Unread postby NobodySpecial » 2 August 2022, 10:34

Rayo wrote:Hi, everyone. I don't really know how to explain this. As far as I know, I'm a straight guy and, since I was a child, I've been feeling quite uncomfortable, even “observed” or “targeted”, when in high school or on the TV I watched documentaries or news/stories about how guys came out of the closet or the homophobia they experienced.

I have a girlfriend, and I've been during all my life attracted to women.

I remember that I behaved kind of timid, maybe awkward, when I talked to a friend from my university dormitory. He lived with me for one year and a half, and he was muscly, short and not gonna lie, good-looking. There was also a very short time when I, let's say, became obsessed with the idea of my liking a friend (this happened before uni), but that's it.

Some months ago I watched my very first BL movie and I got really absorbed by it; particularly by a song that was played during that movie.

Why does this happen? Do you have any idea? I haven't had any previous gay experience or anything similar in my life.


Maybe you should talk this out with a professional counselor. Many might just say just try out gay sex and see if you like it, but if even the topic is such that you get uncomfortable on the topic, I think experimentation without counseling to see if you even want to experiment would simply make your problem bigger. I think many guys get kind of grossed out when they put too much emphasis on the mechanics of what gay sex involves. However, I believe for most gay/gay-leaning/bi men, the sex is such a small part. The idea that the gay lifestyle is so foreign to the Str8 lifestyle is rather misleading. Sure gays don't have kids naturally together, but relationships are so many things besides sex and procreation. Gay couples have to do laundry, cook, eat, work, clean house, take out the trash, etc... I've been with my partner almost 19 years now. We pretty much keep to ourselves. Sure we have our ups-and-downs like most relationships, but I enjoy his company. I like making him laugh. I like just hanging around him. I like that every night he comes home from work to be with me...

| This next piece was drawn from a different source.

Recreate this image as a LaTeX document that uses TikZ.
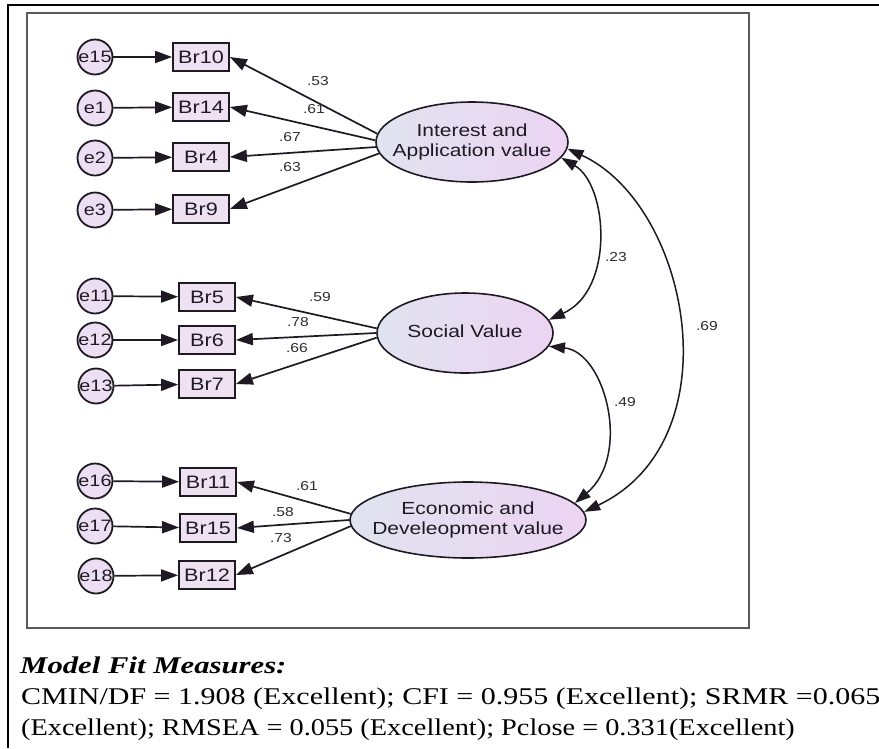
\documentclass[tikz,border=0pt]{standalone}
\usepackage{fontspec}
\setmainfont{Liberation Serif}
\newfontfamily\diagfont[FakeStretch=1.2]{Liberation Sans}
\usetikzlibrary{arrows.meta,shapes.geometric}

\definecolor{latL}{RGB}{224,227,240}
\definecolor{latR}{RGB}{236,212,242}
\definecolor{obsfill}{RGB}{238,226,242}
\definecolor{errfill}{RGB}{236,222,243}
\definecolor{framegray}{RGB}{90,90,90}
\definecolor{coefgray}{RGB}{45,45,45}
\definecolor{inkdark}{RGB}{30,25,35}

% two-line caption that does not widen its ellipse
\newcommand{\latcap}[1]{\makebox[0pt]{\begin{tabular}{@{}c@{}}#1\end{tabular}}}

\tikzset{
  errnode/.style={circle, draw=inkdark, line width=1.8pt, fill=errfill,
    minimum size=35pt, inner sep=0pt, text=inkdark,
    font=\diagfont\fontsize{16.5}{17}\selectfont},
  obsbox/.style={rectangle, draw=inkdark, line width=1.8pt, fill=obsfill,
    minimum width=56pt, minimum height=28pt, inner sep=0pt, text=inkdark,
    font=\diagfont\fontsize{18}{19}\selectfont},
  latent/.style={ellipse, draw=inkdark, line width=1.6pt, left color=latL,
    right color=latR, inner sep=0pt, text=inkdark,
    font=\diagfont\fontsize{17.5}{20}\selectfont},
  regarrow/.style={line width=1.7pt, draw=inkdark, -{Triangle[length=17pt,width=12pt]}},
  covarrow/.style={line width=1.5pt, draw=inkdark,
    {Triangle[length=16pt,width=11pt]}-{Triangle[length=16pt,width=11pt]}},
  coef/.style={font=\diagfont\fontsize{13}{14}\selectfont, text=coefgray, inner sep=0pt},
  fittext/.style={anchor=base west, inner sep=0pt, font=\fontsize{24}{28}\selectfont}
}

\begin{document}
\begin{tikzpicture}[x=1pt, y=-1pt]
\clip (0,0) rectangle (879,748);
\fill[white] (0,0) rectangle (879,748);

% outer page border and diagram frame
\draw[line width=1.2pt] (8,748) -- (8,5) -- (879,5);
\draw[framegray, line width=2pt] (27,13) rectangle (749,628);

% latent factors
\node[latent, minimum width=192pt, minimum height=80pt] (I) at (472,142)
  {\latcap{Interest and\\Application value}};
\node[latent, minimum width=176pt, minimum height=80pt] (S) at (465,333)
  {\latcap{Social Value}};
\node[latent, minimum width=236pt, minimum height=76pt] (E) at (468,520)
  {\latcap{Economic and\\Develeopment value}};

% observed indicators
\node[obsbox] (b10) at (201,57)  {Br10};
\node[obsbox] (b14) at (201,107) {Br14};
\node[obsbox] (b4)  at (201,157) {Br4};
\node[obsbox] (b9)  at (201,209) {Br9};
\node[obsbox] (b5)  at (207,297) {Br5};
\node[obsbox] (b6)  at (207,340) {Br6};
\node[obsbox] (b7)  at (207,384) {Br7};
\node[obsbox] (b11) at (208,482) {Br11};
\node[obsbox] (b15) at (208,528) {Br15};
\node[obsbox] (b12) at (207,575) {Br12};

% error terms
\node[errnode] (e15) at (95,57)  {e15};
\node[errnode] (e1)  at (95,108) {e1};
\node[errnode] (e2)  at (95,158) {e2};
\node[errnode] (e3)  at (95,210) {e3};
\node[errnode] (e11) at (95,296) {e11};
\node[errnode] (e12) at (95,340) {e12};
\node[errnode] (e13) at (96,386) {e13};
\node[errnode] (e16) at (95,481) {e16};
\node[errnode] (e17) at (95,526) {e17};
\node[errnode] (e18) at (96,576) {e18};

% error -> indicator
\foreach \e/\b in {e15/b10,e1/b14,e2/b4,e3/b9,e11/b5,e12/b6,e13/b7,e16/b11,e17/b15,e18/b12}
  \draw[regarrow] (\e) -- (\b);

% factor loadings
\draw[regarrow] (I.175) -- (b10.east);
\draw[regarrow] (I.179) -- (b14.east);
\draw[regarrow] (I.183) -- (b4.east);
\draw[regarrow] (I.187) -- (b9.east);
\draw[regarrow] (S.177) -- (b5.east);
\draw[regarrow] (S.180) -- (b6.east);
\draw[regarrow] (S.183) -- (b7.east);
\draw[regarrow] (E.177) -- (b11.east);
\draw[regarrow] (E.180) -- (b15.east);
\draw[regarrow] (E.183) -- (b12.east);

\node[coef] (l53) at (318,81)  {.53};
\node[coef] (l61a) at (314,109) {.61};
\node[coef] (l67) at (290,137) {.67};
\node[coef] (l63) at (290,167) {.63};
\node[coef] (l59) at (320,297) {.59};
\node[coef] (l78) at (298,322) {.78};
\node[coef] (l66) at (297,348) {.66};
\node[coef] (l61b) at (307,486) {.61};
\node[coef] (l58) at (283,512) {.58};
\node[coef] (l73) at (281,538) {.73};

% factor covariances
\draw[covarrow] (I.-10) .. controls (608,185) and (615,290) .. (S.9);
\draw[covarrow] (S.-9) .. controls (605,352) and (632,455) .. (E.9);
\draw[covarrow] (I.-4) .. controls (690,205) and (735,440) .. (E.4);
\node[coef] (c23) at (616,257) {.23};
\node[coef] (c49) at (625,402) {.49};
\node[coef] (c69) at (707,326) {.69};

% fit statistics
\node[fittext] (fit) at (20,673)
  {\scalebox{1.28}[1]{\bfseries\itshape Model Fit Measures:}};
\node[fittext] (fit1) at (21,704)
  {\scalebox{1.25}[1]{CMIN/DF = 1.908 (Excellent); CFI = 0.955 (Excellent); SRMR =0.065}};
\node[fittext] (fit2) at (21,735)
  {\scalebox{1.18}[1]{(Excellent); RMSEA = 0.055 (Excellent); Pclose = 0.331(Excellent)}};
\end{tikzpicture}
\end{document}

So again, I think if your somewhat attraction to men bothers you, you simply should get some professional to talk this out with. Note, that gay/str8/bi are just labels. Regardless of labels, you are just you. Whether it is just a casual admission that some guys are attractive, or whether it becomes a stronger desire, you are just you. You aren't a bad person or defective person if you have such thoughts, It isn't something to cure, but rather you just need to know yourself better and then decide what you want to do with that knowledge. You could decide that you find things appealing about men, but your desire to get married, have kids, and live that traditional way is so much stronger. It's all fine as long as your heart is still with your wife and family. Or you could find that maybe you do want a man some day sexually and maybe emotionally. Again, you are going to be fine with whatever path you eventually chose. I confess that I regret not having sired children, but in my 20's I got tested and found out that I was SO infertile, I would have had to spend more money dealing with IVF than I would have had money to properly take care of such a child of my own flesh and blood. I'll always have that regret, but biologically and realistically it wasn't much of an option for me. I do have a loving male partner, and I think we have a great life together. (Note: He's the better half.). I find contentment in what we have built together.